The GM alliance: accepting a 34.2% stake (1971)
Between independence and dependence
At the core of this decision lies a paradox: to protect its independence, Isuzu surrendered a part of that independence. The 34.2% it handed over — a minority that kept both the majority and the company name — was a line drawn in numbers: heavy enough to give GM a motive to sustain the business, but not so heavy as to amount to control. When president Torao Aramaki repeated that “the Isuzu name will not be erased,” it expressed a belief that independence could be preserved so long as the nameplate was defended. Yet for a mid-tier maker that had judged it could not fight the global contest alone, the only way to reconcile pride with survival was to draw exactly this line.
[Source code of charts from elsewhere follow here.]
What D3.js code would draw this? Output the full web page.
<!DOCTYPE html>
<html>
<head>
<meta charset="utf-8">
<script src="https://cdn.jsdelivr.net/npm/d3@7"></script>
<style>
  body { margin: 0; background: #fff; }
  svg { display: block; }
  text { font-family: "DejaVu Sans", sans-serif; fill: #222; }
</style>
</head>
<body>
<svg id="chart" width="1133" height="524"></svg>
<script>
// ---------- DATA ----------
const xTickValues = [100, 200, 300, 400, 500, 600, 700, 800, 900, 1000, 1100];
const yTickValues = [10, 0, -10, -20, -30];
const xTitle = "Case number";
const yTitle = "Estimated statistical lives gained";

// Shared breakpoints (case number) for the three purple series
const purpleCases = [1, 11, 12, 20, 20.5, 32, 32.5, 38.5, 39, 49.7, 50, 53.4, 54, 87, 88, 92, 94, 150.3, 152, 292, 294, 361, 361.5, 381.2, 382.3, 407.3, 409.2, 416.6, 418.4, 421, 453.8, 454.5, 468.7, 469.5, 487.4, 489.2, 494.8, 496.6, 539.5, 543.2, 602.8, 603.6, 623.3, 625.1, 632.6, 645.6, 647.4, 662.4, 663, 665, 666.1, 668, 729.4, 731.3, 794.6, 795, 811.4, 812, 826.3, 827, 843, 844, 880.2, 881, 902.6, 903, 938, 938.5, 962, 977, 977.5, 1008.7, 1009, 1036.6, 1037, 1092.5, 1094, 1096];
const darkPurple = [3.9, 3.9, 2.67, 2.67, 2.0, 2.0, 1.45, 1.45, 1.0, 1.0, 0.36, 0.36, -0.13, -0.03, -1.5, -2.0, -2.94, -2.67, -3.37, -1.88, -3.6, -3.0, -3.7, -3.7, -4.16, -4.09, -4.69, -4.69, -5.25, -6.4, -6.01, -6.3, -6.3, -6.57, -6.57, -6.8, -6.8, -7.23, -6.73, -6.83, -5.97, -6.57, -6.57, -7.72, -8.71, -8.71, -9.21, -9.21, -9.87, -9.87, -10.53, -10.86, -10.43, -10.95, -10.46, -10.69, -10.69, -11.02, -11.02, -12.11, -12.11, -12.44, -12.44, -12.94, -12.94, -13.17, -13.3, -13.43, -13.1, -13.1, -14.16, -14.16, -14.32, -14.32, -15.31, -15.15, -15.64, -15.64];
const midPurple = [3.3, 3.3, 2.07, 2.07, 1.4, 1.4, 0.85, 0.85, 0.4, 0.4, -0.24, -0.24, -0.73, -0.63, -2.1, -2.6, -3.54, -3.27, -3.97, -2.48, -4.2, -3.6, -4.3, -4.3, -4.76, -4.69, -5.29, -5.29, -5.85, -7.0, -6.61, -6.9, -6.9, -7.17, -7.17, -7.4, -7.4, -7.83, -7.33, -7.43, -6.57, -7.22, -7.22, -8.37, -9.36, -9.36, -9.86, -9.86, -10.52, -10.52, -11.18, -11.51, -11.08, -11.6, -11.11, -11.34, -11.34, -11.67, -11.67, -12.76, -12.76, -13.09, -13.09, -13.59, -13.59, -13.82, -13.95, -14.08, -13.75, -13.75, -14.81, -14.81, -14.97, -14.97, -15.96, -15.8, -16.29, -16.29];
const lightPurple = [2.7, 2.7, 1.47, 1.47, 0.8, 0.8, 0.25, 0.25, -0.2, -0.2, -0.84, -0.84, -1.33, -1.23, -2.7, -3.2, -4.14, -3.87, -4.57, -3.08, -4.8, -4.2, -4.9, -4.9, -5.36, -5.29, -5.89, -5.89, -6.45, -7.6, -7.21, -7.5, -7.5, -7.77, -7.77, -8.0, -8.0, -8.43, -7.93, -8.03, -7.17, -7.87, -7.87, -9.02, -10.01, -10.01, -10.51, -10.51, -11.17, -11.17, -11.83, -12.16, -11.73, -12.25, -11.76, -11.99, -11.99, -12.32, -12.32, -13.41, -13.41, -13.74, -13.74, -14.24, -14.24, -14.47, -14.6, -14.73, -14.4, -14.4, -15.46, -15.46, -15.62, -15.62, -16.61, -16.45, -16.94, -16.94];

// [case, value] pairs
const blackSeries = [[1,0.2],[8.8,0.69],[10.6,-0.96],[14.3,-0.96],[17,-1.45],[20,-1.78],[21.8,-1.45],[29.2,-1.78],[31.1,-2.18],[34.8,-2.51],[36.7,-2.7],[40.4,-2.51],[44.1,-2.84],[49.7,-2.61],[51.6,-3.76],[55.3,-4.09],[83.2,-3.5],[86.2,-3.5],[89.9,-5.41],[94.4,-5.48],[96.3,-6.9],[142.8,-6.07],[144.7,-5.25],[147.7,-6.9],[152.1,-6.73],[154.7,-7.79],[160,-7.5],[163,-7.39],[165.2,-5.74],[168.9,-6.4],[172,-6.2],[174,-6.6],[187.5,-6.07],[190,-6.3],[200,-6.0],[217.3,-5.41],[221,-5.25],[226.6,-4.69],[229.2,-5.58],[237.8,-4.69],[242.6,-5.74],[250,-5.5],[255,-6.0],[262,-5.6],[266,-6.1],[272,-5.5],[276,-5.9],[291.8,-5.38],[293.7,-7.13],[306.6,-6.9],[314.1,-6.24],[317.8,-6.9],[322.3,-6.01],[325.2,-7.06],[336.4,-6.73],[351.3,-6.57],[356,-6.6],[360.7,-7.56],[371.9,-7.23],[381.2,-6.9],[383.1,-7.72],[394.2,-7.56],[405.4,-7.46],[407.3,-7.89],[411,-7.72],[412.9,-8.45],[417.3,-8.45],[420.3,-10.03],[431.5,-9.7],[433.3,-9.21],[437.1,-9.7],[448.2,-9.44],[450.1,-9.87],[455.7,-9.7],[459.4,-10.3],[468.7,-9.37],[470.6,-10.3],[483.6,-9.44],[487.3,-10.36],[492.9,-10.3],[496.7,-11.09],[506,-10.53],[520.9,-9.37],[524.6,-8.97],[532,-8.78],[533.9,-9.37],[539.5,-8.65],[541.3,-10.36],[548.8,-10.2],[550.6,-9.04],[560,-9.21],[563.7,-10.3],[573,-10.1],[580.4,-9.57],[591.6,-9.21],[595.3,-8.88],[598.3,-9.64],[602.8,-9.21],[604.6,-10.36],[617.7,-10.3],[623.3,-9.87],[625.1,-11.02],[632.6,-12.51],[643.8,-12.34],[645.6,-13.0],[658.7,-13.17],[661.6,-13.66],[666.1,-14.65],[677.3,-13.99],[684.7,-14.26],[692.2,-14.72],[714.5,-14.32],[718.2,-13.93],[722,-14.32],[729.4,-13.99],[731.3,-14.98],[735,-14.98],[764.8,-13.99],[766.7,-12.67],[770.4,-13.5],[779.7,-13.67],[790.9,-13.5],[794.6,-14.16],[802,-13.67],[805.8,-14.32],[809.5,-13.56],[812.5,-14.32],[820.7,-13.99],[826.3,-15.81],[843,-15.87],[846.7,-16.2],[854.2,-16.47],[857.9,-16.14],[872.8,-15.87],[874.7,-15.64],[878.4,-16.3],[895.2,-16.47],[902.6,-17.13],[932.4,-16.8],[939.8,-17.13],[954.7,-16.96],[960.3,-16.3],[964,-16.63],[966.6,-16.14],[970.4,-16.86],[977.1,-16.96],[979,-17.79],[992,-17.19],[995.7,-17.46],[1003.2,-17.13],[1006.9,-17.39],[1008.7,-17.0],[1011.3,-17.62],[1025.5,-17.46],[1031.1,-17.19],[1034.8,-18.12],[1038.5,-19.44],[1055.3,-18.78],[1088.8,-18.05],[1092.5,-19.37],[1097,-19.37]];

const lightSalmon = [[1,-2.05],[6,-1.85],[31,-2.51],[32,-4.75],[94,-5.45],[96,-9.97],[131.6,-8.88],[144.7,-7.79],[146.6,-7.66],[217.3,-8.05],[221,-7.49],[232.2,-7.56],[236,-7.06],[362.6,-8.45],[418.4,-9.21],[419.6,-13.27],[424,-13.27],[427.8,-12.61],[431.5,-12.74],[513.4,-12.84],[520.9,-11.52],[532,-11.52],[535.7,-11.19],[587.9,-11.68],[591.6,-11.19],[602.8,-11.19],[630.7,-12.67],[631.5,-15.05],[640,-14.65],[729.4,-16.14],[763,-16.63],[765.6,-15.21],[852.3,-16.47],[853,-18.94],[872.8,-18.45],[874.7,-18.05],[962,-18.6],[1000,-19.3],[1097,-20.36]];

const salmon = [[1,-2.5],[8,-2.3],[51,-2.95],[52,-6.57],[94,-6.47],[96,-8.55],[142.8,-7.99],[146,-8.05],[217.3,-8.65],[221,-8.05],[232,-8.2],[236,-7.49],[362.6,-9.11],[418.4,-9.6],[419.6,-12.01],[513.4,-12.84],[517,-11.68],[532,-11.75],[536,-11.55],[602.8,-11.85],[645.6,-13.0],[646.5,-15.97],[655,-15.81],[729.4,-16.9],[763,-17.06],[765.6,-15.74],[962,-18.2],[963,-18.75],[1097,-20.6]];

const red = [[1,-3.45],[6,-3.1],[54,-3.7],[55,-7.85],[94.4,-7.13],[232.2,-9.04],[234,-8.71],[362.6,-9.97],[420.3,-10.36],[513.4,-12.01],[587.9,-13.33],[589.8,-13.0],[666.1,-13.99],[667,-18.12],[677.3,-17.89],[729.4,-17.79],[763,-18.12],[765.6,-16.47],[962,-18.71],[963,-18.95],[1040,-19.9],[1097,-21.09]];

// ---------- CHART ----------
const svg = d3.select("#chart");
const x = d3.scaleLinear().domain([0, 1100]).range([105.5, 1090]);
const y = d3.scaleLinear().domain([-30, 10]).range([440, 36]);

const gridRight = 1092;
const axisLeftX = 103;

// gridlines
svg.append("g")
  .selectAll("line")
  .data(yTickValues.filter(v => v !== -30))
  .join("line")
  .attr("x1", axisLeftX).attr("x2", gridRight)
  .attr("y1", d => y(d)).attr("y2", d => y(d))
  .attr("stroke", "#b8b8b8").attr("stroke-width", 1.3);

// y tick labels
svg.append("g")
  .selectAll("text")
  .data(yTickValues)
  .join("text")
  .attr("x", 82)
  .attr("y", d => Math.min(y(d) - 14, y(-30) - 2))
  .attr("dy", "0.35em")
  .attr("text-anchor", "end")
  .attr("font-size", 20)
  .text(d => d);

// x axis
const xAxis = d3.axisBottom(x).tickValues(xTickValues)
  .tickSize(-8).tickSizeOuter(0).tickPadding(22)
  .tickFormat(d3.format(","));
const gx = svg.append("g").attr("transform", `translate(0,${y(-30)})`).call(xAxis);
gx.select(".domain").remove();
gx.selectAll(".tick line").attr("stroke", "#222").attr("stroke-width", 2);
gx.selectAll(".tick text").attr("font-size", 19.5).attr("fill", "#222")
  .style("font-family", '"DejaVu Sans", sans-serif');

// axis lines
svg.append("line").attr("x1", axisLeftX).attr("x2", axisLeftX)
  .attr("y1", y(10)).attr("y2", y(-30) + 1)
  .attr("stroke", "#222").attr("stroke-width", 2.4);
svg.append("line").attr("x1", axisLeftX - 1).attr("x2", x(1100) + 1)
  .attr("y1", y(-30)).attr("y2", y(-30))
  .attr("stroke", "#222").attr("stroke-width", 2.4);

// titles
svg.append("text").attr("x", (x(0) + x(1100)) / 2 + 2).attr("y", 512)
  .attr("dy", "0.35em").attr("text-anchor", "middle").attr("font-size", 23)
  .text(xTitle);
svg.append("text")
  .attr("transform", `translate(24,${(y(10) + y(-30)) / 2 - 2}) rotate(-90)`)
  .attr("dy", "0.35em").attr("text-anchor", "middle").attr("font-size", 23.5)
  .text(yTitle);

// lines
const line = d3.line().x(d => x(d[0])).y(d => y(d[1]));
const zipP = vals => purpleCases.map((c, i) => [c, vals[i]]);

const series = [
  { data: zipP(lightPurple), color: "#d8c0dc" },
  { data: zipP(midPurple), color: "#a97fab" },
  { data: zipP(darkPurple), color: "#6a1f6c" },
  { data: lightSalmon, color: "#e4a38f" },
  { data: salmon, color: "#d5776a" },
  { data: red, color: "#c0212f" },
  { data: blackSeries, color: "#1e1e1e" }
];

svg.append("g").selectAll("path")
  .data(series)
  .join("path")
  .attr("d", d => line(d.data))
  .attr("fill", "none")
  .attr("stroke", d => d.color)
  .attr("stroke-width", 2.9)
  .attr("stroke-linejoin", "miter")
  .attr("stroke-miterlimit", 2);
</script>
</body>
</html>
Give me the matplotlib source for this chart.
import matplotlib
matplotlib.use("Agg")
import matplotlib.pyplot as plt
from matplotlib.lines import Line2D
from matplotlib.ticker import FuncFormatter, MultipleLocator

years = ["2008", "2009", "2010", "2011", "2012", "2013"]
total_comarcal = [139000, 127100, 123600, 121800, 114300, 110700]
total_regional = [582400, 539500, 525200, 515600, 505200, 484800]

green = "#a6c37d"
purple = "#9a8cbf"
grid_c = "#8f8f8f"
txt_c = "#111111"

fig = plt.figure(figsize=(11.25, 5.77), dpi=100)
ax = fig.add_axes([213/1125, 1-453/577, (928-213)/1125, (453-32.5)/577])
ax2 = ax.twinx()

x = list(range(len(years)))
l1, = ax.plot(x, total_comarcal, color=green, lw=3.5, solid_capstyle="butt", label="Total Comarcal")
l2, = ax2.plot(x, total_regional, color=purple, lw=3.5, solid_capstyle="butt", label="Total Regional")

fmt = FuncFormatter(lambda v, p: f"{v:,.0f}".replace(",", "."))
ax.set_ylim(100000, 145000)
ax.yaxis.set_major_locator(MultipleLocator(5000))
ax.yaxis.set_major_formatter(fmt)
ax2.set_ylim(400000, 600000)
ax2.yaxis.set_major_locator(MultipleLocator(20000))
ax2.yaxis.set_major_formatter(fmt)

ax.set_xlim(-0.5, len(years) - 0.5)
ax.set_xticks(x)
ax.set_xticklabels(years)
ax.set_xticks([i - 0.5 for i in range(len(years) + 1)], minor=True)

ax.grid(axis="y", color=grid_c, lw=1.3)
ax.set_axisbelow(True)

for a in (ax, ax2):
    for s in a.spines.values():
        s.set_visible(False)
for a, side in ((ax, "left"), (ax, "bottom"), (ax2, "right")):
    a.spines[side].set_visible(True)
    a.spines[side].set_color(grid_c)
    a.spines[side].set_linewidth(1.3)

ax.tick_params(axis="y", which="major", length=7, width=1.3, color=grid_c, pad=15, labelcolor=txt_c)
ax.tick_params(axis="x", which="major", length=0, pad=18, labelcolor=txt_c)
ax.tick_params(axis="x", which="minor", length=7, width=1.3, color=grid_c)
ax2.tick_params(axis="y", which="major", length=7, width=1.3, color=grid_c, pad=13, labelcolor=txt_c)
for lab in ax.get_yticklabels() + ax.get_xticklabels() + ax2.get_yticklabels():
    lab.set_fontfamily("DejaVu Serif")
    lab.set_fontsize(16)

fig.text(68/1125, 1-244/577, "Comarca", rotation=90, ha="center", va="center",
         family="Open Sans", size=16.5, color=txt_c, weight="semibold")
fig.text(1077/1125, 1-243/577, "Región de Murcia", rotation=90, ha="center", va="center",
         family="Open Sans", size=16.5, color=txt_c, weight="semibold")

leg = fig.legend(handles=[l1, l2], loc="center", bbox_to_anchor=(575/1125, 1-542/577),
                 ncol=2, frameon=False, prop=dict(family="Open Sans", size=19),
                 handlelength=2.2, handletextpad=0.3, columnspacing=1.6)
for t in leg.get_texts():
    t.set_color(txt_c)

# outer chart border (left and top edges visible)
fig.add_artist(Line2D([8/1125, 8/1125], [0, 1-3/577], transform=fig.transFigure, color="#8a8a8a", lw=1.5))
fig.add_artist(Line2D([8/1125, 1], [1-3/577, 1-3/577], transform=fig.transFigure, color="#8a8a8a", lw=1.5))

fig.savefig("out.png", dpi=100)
What was protected, however, was the nameplate, not the autonomy of judgement. GM’s global sales network opened exports all at once and carried Isuzu through the recession of the 1970s, but the more it counted on that selling power, the more its own investment was built on the premise of GM’s strategy. That the R-car plan — into which Isuzu poured $281.1M (¥70bn), betting on other makers’ bargaining power and markets — shattered against the reality of a 1% export quota was an extension of the same logic. To borrow capital is also to take on a partner’s world strategy as a premise of one’s own. The road by which Isuzu, after GM departed in 2006, recovered a business make-up of its own — narrowing to commercial vehicles and joining the Toyota camp — suggests that this alliance protected independence while, at the same time, deferring a fundamental problem.